Terenci Moix no fue solo un magnífico escritor y un experto en el Antiguo Egipto, sino también un enamorado del Nilo, de la imagen del sol reflejado en sus aguas, de los vergeles que se extienden por sus orillas y del efecto que ha producido a lo largo del tiempo en cuantos occidentales se han atrevido a conocerlo. Por eso, en el día que celebramos el nacimiento de Terenci Moix, hablaremos de uno de sus grandes homenajes al Nilo: «La herida de la esfinge».
«Mucho antes de existir la Eternidad existió el Nilo; mucho antes de la Creación, existieron las aguas del océano primordial y el aliento que selló el pacto entre los dioses y lo eterno. Así pudo la vida conocerse a sí misma. Pero solo cuando la mezzosoprano valenciana me abrió la bragueta, las divinidades primordiales conocieron los verdaderos alcances del escándalo. En cuanto a mí, puedo decir que siempre consideré violento abofetear a una dama, máxime cuando, en el instante del vergonzoso asalto, mi alma hallábase transportada por irresistibles anhelos de espiritualidad».
Terenci Moix gustaba de provocar con sus obras, de mostrar lo más glamouroso y ruin del género humano, que lo uno suele acompañar a lo otro. Conocía la alta y la baja sociedad, conocía los países y su historia, y sobre todo conocía la manera en que la moral se doblega ante el poder del dinero. El mismo acto puede ser horroroso o divertido según la clase social de quien lo cometa. La orientación sexual puede ser motivo de desprecio o considerarse solo «algo pintoresco».
En 1991, el periódico La Vanguardia encargó a Terenci Moix la escritura de un serial que habría de ser publicado en el verano, y que luego se convirtió en este libro. Dominado por el espíritu del folletín, el autor decidió crear un estudiado homenaje al Romanticismo decimonónico, al orientalismo que dominaba el arte en aquella época, a la nostalgia, la melancolía, la ociosidad de la nobleza, el sentimiento de supremacía de los europeos, el colonialismo y la contemplación. Valores que desaparecieron casi por completo con la llegada del siglo XX, o por lo menos nunca volvieron a ser los mismos. El protagonista, Geoffrey Mortimer, es un joven baronet inglés castigado por el desamor, tras haber sido abandonado por su amante, el noble español Segundo de Montesillón, e ignorado por la prima de este, la hermosa Liberata, que en ese tiempo también había rechazado a una ordinaria cantante de ópera valenciana, conocida en los escenarios como Ifigenia La Chufe.
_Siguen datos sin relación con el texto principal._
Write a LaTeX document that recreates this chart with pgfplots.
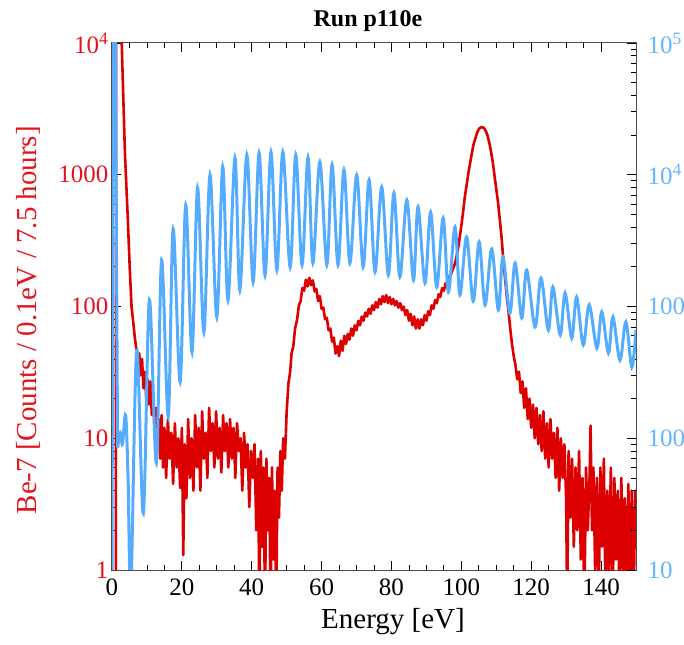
\documentclass[border=0pt]{standalone}
\usepackage{fontspec}
\setmainfont{Liberation Serif}
\usepackage{pgfplots}
\pgfplotsset{compat=1.18}

\definecolor{redline}{RGB}{220,0,0}
\definecolor{blueline}{RGB}{85,172,255}
\definecolor{redtext}{RGB}{228,20,30}
\definecolor{bluetext}{RGB}{100,182,255}

\pgfplotsset{
  every axis/.append style={
    width=524bp, height=527bp, scale only axis,
    xmin=0, xmax=150,
    tick align=inside,
    major tick length=9bp, minor tick length=5bp,
    tick style={black, line width=0.8bp},
    axis line style={black!70, line width=1bp},
    tick label style={font=\fontsize{25bp}{29bp}\selectfont},
    label style={font=\fontsize{29bp}{33bp}\selectfont},
    /pgf/number format/assume math mode=true,
  },
}

\begin{document}
\begin{tikzpicture}

\begin{axis}[
  ymode=log, ymin=1, ymax=1e4,
  xtick={0,20,...,140}, minor x tick num=3,
  xtick pos=both, xticklabel pos=lower,
  xticklabel style={yshift=-5bp},
  ytick={1,10,100,1000,10000},
  yticklabels={1,10,100,1000,10\textsuperscript{4}},
  minor ytick={2,3,4,5,6,7,8,9,20,30,40,50,60,70,80,90,200,300,400,500,600,700,800,900,2000,3000,4000,5000,6000,7000,8000,9000},
  ytick pos=left,
  yticklabel style={text=redtext},
  xlabel={Energy [eV]},
  xlabel style={xshift=19bp, yshift=-6bp},
  ylabel={Be-7 [Counts / 0.1eV / 7.5 hours]},
  ylabel style={text=redtext, at={(axis description cs:-0.160,0.474)}, anchor=center},
  title={Run p110e},
  title style={font=\fontsize{24bp}{28bp}\selectfont\bfseries, yshift=2bp, xshift=-6bp},
]
\addplot[redline, line width=2.6bp, line join=round] table[row sep=crcr] {%
0 0.5\\ 1.1 0.5\\ 1.2 30000\\ 2.6 30000\\ 2.8 9600\\ 3.7 1460\\ 4.5 480\\ 5.1 190\\
5.6 100\\ 6.1 75\\ 6.6 56\\ 7.0 47\\ 7.4 35\\ 7.8 44\\ 8.2 30\\ 8.6 40\\
9.0 24\\ 9.4 32\\ 9.8 20\\ 10.2 28\\ 10.6 18\\ 11.0 27\\ 11.4 15\\ 11.8 22\\
12.2 11\\ 12.6 17\\ 13.0 9\\ 13.4 14\\ 13.8 7\\ 14.2 15\\ 14.6 6\\ 15.0 12\\
15.5 5\\ 16.0 14\\ 16.5 7\\ 17.0 11\\ 17.5 4.5\\ 18.0 13\\ 18.5 6\\ 19.0 10\\
19.5 4.2\\ 20.0 12\\ 20.4 1.3\\ 20.8 9\\ 21.3 3.5\\ 21.8 14\\ 22.3 5\\ 22.8 10\\
23.3 4\\ 23.8 15\\ 24.3 6\\ 24.8 12\\ 25.3 4\\ 25.8 16\\ 26.3 7\\ 26.8 11\\
27.3 5\\ 27.8 17\\ 28.3 8\\ 28.8 13\\ 29.3 6\\ 29.8 16\\ 30.3 7\\ 30.8 12\\
31.3 5.5\\ 31.8 15\\ 32.3 8\\ 32.8 13\\ 33.3 6\\ 33.8 14\\ 34.3 7\\ 34.8 12\\
35.3 5\\ 35.8 13\\ 36.3 8\\ 36.8 10\\ 37.3 4\\ 37.8 11\\ 38.3 6\\ 38.8 9\\
39.3 3\\ 39.8 8\\ 40.3 5\\ 40.8 9\\ 41.3 2\\ 41.8 7\\ 42.2 0.5\\ 42.6 8\\
43.0 1.5\\ 43.4 6\\ 43.8 0.5\\ 44.2 7\\ 44.6 2\\ 45.0 5\\ 45.4 0.5\\ 45.8 6\\
46.2 1.2\\ 46.6 4\\ 47.0 0.5\\ 47.4 6\\ 47.8 2.5\\ 48.2 8\\ 48.6 4\\ 49.0 10\\
49.5 7\\ 50.0 16\\ 50.5 26\\ 51.0 32\\ 51.4 44\\ 51.9 50\\ 52.4 68\\ 53.0 80\\
53.5 102\\ 54.0 110\\ 54.5 138\\ 55.0 132\\ 55.5 160\\ 56.0 142\\ 56.5 165\\ 57.0 145\\
57.5 158\\ 58.0 130\\ 58.5 136\\ 59.0 110\\ 59.5 120\\ 60.0 96\\ 60.5 98\\ 61.0 80\\
61.5 82\\ 62.0 66\\ 62.5 68\\ 63.0 54\\ 63.5 58\\ 64.0 44\\ 64.5 50\\ 65.0 42\\
65.5 55\\ 66.0 46\\ 66.5 60\\ 67.0 52\\ 67.5 62\\ 68.0 56\\ 68.5 68\\ 69.0 60\\
69.5 72\\ 70.0 66\\ 70.5 78\\ 71.0 72\\ 71.5 84\\ 72.0 78\\ 72.5 90\\ 73.0 84\\
73.5 96\\ 74.0 88\\ 74.5 102\\ 75.0 94\\ 75.5 108\\ 76.0 98\\ 76.5 114\\ 77.0 104\\
77.5 120\\ 78.0 108\\ 78.5 122\\ 79.0 106\\ 79.5 118\\ 80.0 104\\ 80.5 114\\ 81.0 102\\
81.5 110\\ 82.0 98\\ 82.5 106\\ 83.0 94\\ 83.5 100\\ 84.0 86\\ 84.5 94\\ 85.0 78\\
85.5 88\\ 86.0 72\\ 86.5 84\\ 87.0 68\\ 87.5 80\\ 88.0 68\\ 88.5 80\\ 89.0 72\\
89.5 86\\ 90.0 78\\ 90.5 92\\ 91.0 86\\ 91.5 102\\ 92.0 96\\ 92.5 112\\ 93.0 106\\
93.5 124\\ 94.0 118\\ 94.5 138\\ 95.0 132\\ 95.5 150\\ 96.0 146\\ 96.5 168\\ 97.0 175\\
97.5 190\\ 98.0 205\\ 98.5 230\\ 99.0 270\\ 99.5 330\\ 100.0 410\\ 100.5 520\\ 101.0 680\\
101.5 830\\ 102.0 1020\\ 102.5 1220\\ 103.0 1450\\ 103.5 1700\\ 104.0 1880\\ 104.5 2080\\ 105.0 2220\\
105.5 2280\\ 106.0 2300\\ 106.5 2260\\ 107.0 2150\\ 107.5 1980\\ 108.0 1750\\ 108.5 1500\\ 109.0 1250\\
109.5 980\\ 110.0 780\\ 110.5 620\\ 111.0 460\\ 111.5 340\\ 112.0 230\\ 112.5 165\\ 113.0 120\\
113.5 92\\ 114.0 68\\ 114.5 52\\ 115.0 42\\ 115.5 36\\ 116.0 28\\ 116.5 32\\ 117.0 22\\
117.5 27\\ 118.0 17\\ 118.5 24\\ 119.0 14\\ 119.5 20\\ 120.0 12\\ 120.5 18\\ 121.0 10\\
121.5 17\\ 122.0 9\\ 122.5 15\\ 123.0 8\\ 123.5 16\\ 124.0 7\\ 124.5 13\\ 125.0 6\\
125.5 14\\ 126.0 7\\ 126.5 11\\ 127.0 5\\ 127.5 12\\ 128.0 4\\ 128.5 10\\ 129.0 5\\
129.5 9\\ 130.0 3.5\\ 130.3 0.5\\ 130.7 8\\ 131.2 2.5\\ 131.7 7\\ 132.2 1.5\\ 132.7 6\\
133.2 2\\ 133.7 8\\ 134.2 1.2\\ 134.7 5\\ 135.2 0.5\\ 135.7 6\\ 136.2 2\\ 136.7 5\\
137.0 12.5\\ 137.4 2\\ 137.8 6\\ 138.3 1\\ 138.8 5\\ 139.3 0.5\\ 139.8 6\\ 140.3 1.5\\
140.8 7\\ 141.3 0.5\\ 141.8 4\\ 142.3 1\\ 142.8 6\\ 143.3 0.5\\ 143.8 5\\ 144.3 1.2\\
144.8 4\\ 145.3 0.5\\ 145.8 5\\ 146.3 1\\ 146.8 3.5\\ 147.3 0.5\\ 147.8 4.5\\ 148.3 1\\
148.8 4\\ 149.3 0.5\\ 149.8 4\\ 150 2\\
};
\end{axis}

\begin{axis}[
  ymode=log, ymin=10, ymax=1e5,
  axis x line=none, axis y line*=right,
  ytick={10,100,1000,10000,100000},
  yticklabels={10,100,1000,10\textsuperscript{4},10\textsuperscript{5}},
  minor ytick={20,30,40,50,60,70,80,90,200,300,400,500,600,700,800,900,2000,3000,4000,5000,6000,7000,8000,9000,20000,30000,40000,50000,60000,70000,80000,90000},
  yticklabel style={text=bluetext, xshift=8bp},
]
\addplot[blueline, line width=3bp, line join=round] table[row sep=crcr] {%
0 5\\ 0.3 200000\\ 0.9 200000\\ 1.6 85\\
};
\addplot[blueline, line width=3bp, smooth, tension=0.55] table[row sep=crcr] {%
1.6 85\\ 2.4 110\\ 3.0 90\\ 3.9 150\\ 4.6 50\\ 5.4 7\\
7.07 467\\ 8.97 27\\ 10.7 1120\\ 12.7 65\\ 14.2 2250\\ 16.1 146\\
17.5 3870\\ 19.5 268\\ 21.1 5890\\ 22.9 452\\ 24.5 7940\\ 26.3 640\\
28.05 10000\\ 30.0 832\\ 31.7 11500\\ 33.2 1120\\ 35.2 13400\\ 36.6 1335\\
38.6 14100\\ 40.4 1535\\ 42.1 14600\\ 43.8 1730\\ 45.5 14900\\ 47.2 1890\\
48.9 14900\\ 51.0 1990\\ 52.6 14100\\ 54.4 2070\\ 56.1 13600\\ 57.5 2140\\
59.5 12500\\ 61.5 2070\\ 63.0 11900\\ 64.7 2070\\ 66.4 10870\\ 68.1 2140\\
70.05 9950\\ 71.9 1995\\ 73.6 9120\\ 75.3 1830\\ 77.2 8070\\ 79.1 1735\\
80.7 7270\\ 82.4 1675\\ 84.4 6430\\ 86.3 1590\\ 87.6 5690\\ 89.6 1508\\
91.2 5210\\ 92.95 1406\\ 94.8 4700\\ 96.3 1290\\ 98.2 4010\\ 99.6 1223\\
101.5 3370\\ 103.4 1100\\ 105.1 3090\\ 106.8 1027\\ 108.7 2730\\ 110.6 940\\
111.9 2375\\ 113.9 893\\ 115.4 2140\\ 117.3 818\\ 118.7 1890\\ 121.1 699\\
122.8 1644\\ 124.9 663\\ 126.2 1406\\ 128.3 608\\ 129.7 1265\\ 131.6 577\\
133.0 1180\\ 134.9 511\\ 136.6 1026\\ 138.8 484\\ 140.2 908\\ 142.1 444\\
143.4 832\\ 145.4 392\\ 147.1 762\\ 148.8 347\\ 150 663\\
};
\end{axis}

\pgfresetboundingbox
\path[use as bounding box] (-112bp,-75bp) rectangle (572bp,570bp);
\end{tikzpicture}
\end{document}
Ambos, Geoffrey e Ifigenia, enamorados perdidamente de la caprichosa Liberata, ponen rumbo hacia el Nilo, pero por motivos diferentes: el primero desea enfrentarse a Maxine de Mogador, esposo engañado de su dama; mientras que la segunda tan solo busca que alguien escriba para ella una ópera de temática egipcia, a la altura de la existosa Aida, de Verdi. Ellos dos son las personificaciones más claras de su tiempo: un 1881 de escándalos entre familias nobiliarias, derroche de dinero, incesto y homosexualidad encubierta. Pero también de fascinación por los viejos imperios y de descubrimiento de momias egipcias encerradas en palacios cubiertos de arena. De acceso a la Eternidad, dibujada tres mil años antes en las paredes de unas tumbas reales.
El absurdo, tan habitual en el género del folletín, se mezcla aquí con las auténticas excavaciones egipcias y con unas descripciones exquisitas, que demuestran el amor de Terenci Moix por el Nilo.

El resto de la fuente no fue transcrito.